After clearly being puzzled by Genworth Mortgage Insurance Australia’s (ASX: GMA) double-headed announcement today, the market ended up pushing the stock 1.75% higher at the close.
Driven by better-than-expected performance on net claims, the company reported underlying NPAT of $134.3m - including underwriting result of $172.5m - up 76% on the previous period and well ahead of Goldman Sachs ($95.2m).
But due to unrealised mark to market investment losses of $162.1m mainly on the bond portfolio, statutory NPAT of $18.9m was materially lower, down -68% on the previous period.
The company paid a higher 12c interim fully franked dividend to shareholders, payable 31 August 2022.
The second part of the company’s two-part announcement today was decidedly more encouraging for shareholders.
To gear up for a tightening housing and investment market environment in the second half, the company announced an on-market share buy-back for shares up to a maximum aggregate value of $100m.
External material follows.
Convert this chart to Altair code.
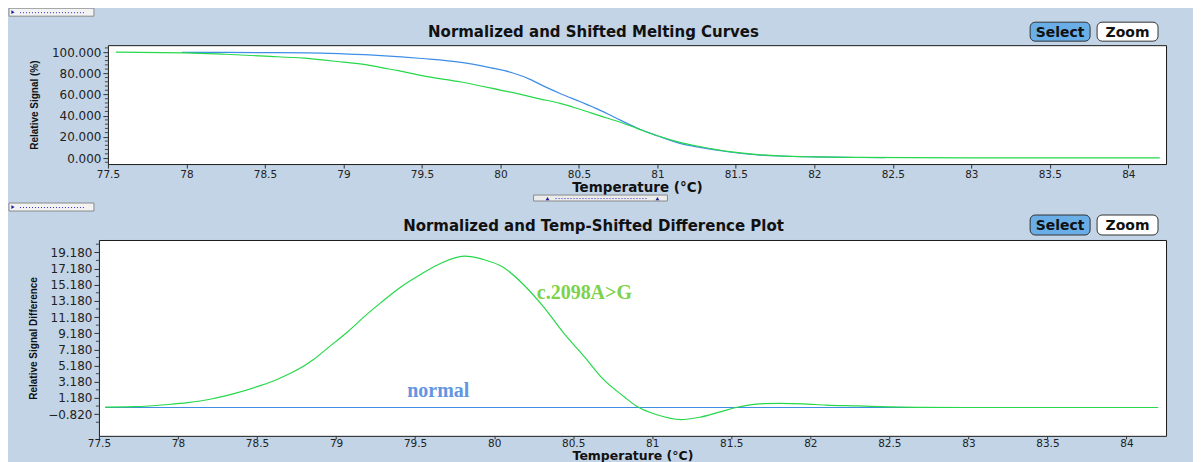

Based on its last closing price of $2.88, the buyback represents 9.2% of its issued share capital, or around 34.7m shares.
Today’s buyback decision follows shareholder approval to [ buy back] up to 60m shares at the 2022 AGM.
The net earned premium of $217m was 16% ahead of Goldman Sachs and up 27% on the previous period.
CEO Pauline Blight-Johnston describes the interim result as “another strong underlying financial performance" with the group remaining "well-positioned to continue to support Australians through the changing economic environment ahead.”
She attributes the strong underwriting result to higher earned premium and negative net claims incurred.
“Whilst rising bond yields have caused short term mark to market investment losses, increased bond yields are positive for future profitability,” Blight-Johnston noted.
Cash and investments fell -8.7% to $3.4bn, while net investment income was a loss of -$142.2m.
FY22 net incurred claims are expected to be within a range of $0 to $50m, while the net earned premium is expected in a range of $375m to $435m, up from the previous guidance range of $315m to $375m provided at FY21.
For the full year, gross written premiums are likely to remain below 2021 levels as industry new loan commitments slow, particularly for first-home buyers and other higher loan to value (LVR) lending.
"The extent of any further unrealised investment gains or losses will primarily depend on movements in bond rates which remain uncertain in the current environment," the $1.1bn group noted.
“Higher bond rates are expected to benefit second half FY22 interest income and are positive for future profitability.”